This is especially important in an era of consolidation, he noted. With fewer distributors in place, conflict with any one of them gets magnified. “You have to make sure you’re not at odds with a large portion of the market,” Mycoff observed. Few things put reps more at odds with their customers than product failures in the field. On second thought, maybe one thing does - arguing about who is to blame for a product failure. Training helps prevent that.



Beyond Salesmanship

“I miss calling on people in the field,” Mycoff shared at one point in our conversation. “My best days are when I’m out making sales calls trying to pull an order out of someone.”

He still does it on occasion, mostly calling on distributor principals, often with vendor personnel by his side.

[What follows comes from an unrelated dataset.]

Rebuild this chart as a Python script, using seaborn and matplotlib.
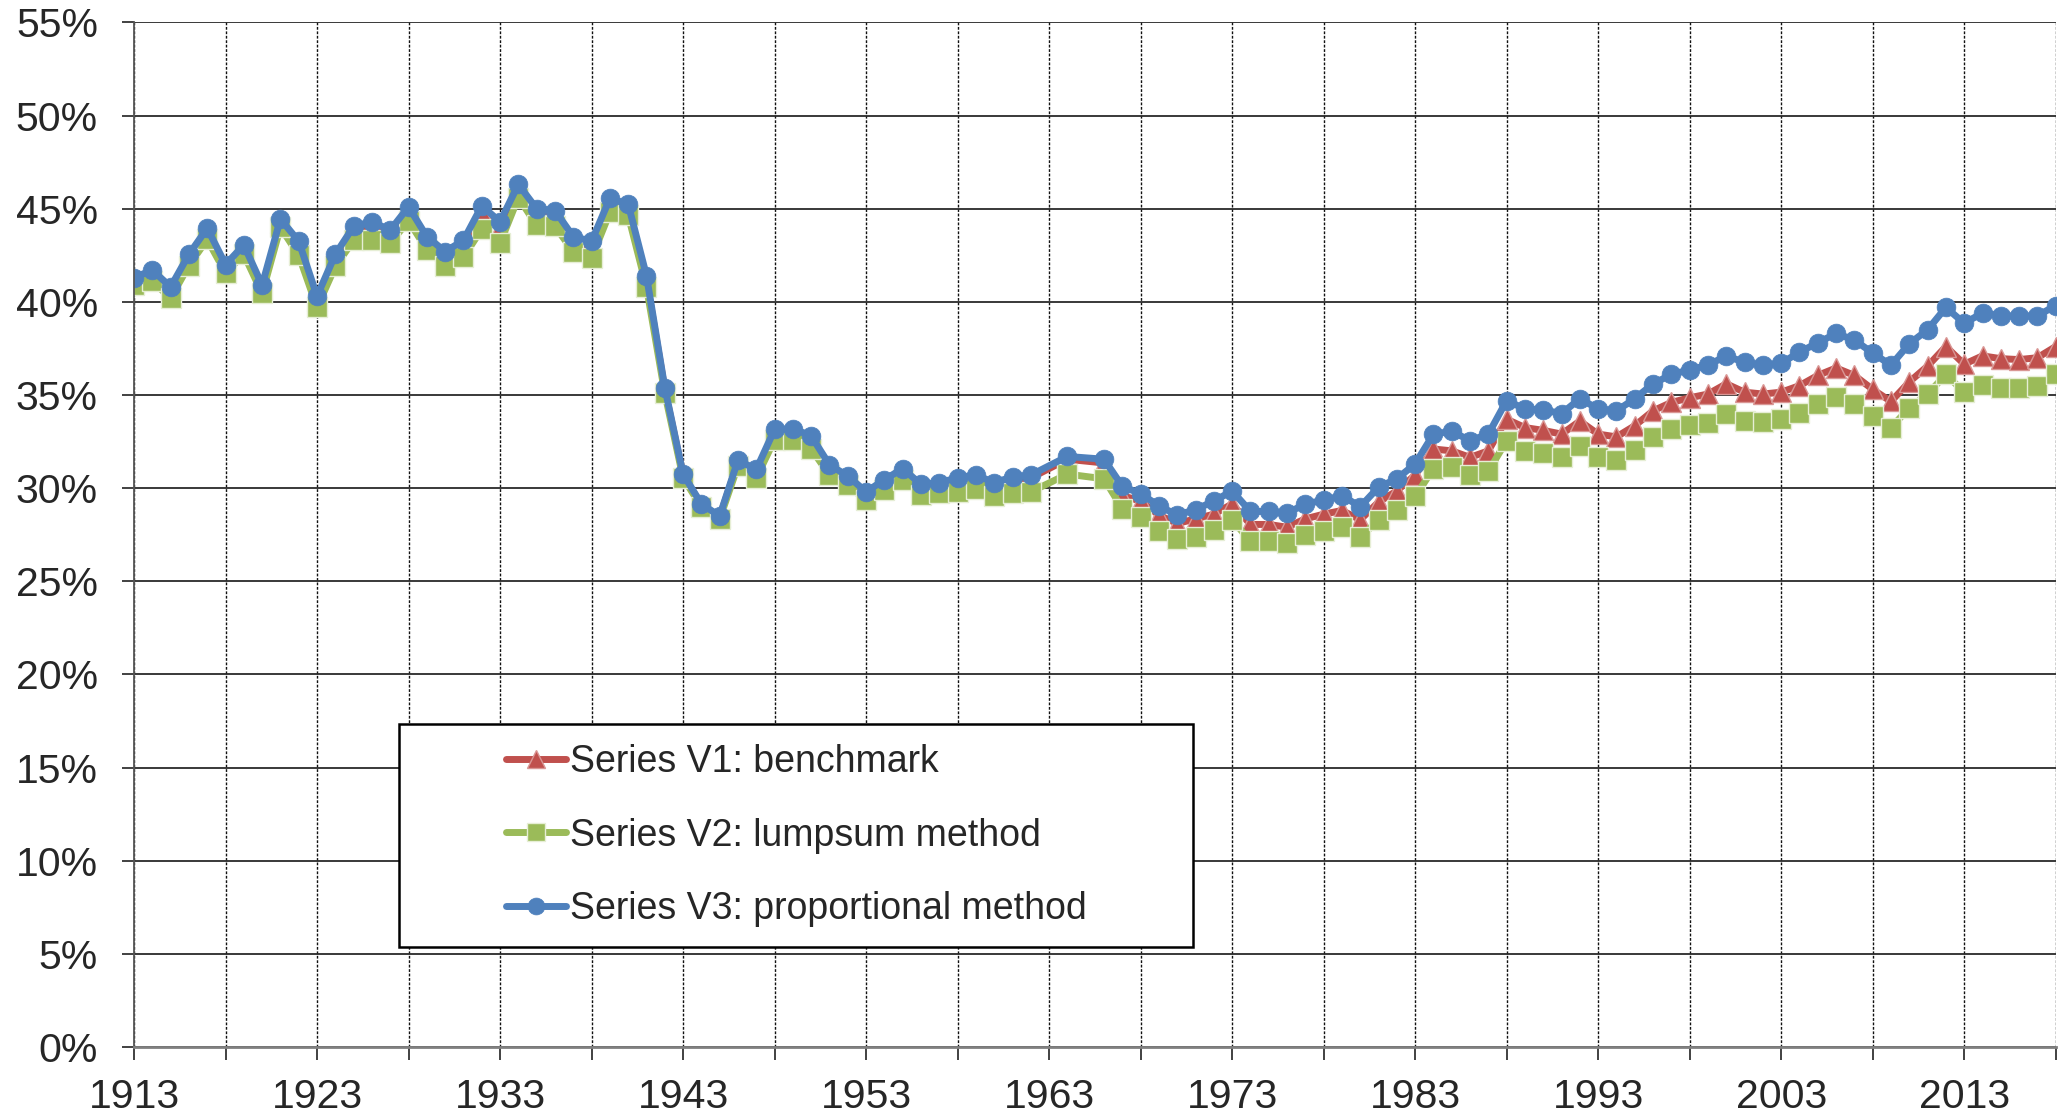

But mostly he shares the modern independent rep’s lament of being more a business manager than sales rep. Recently named to AIM/R’s board of directors, Mycoff is a big supporter of the organization and the professionalism it represents.

“Reps are not just salesmen anymore. They are strategic marketing consultants. The ‘New Age’ representative is more involved in managing market areas and developing plans for growth than ever before.

“A lot has developed within AIM/R and through rep councils (vendor advisory boards). We’re involved with six rep councils, all of which grew out of AIM/R. I learned early on that if we are going to help grow market share, we need a voice on our side. And progressive manufacturers are listening to us,” said Mycoff.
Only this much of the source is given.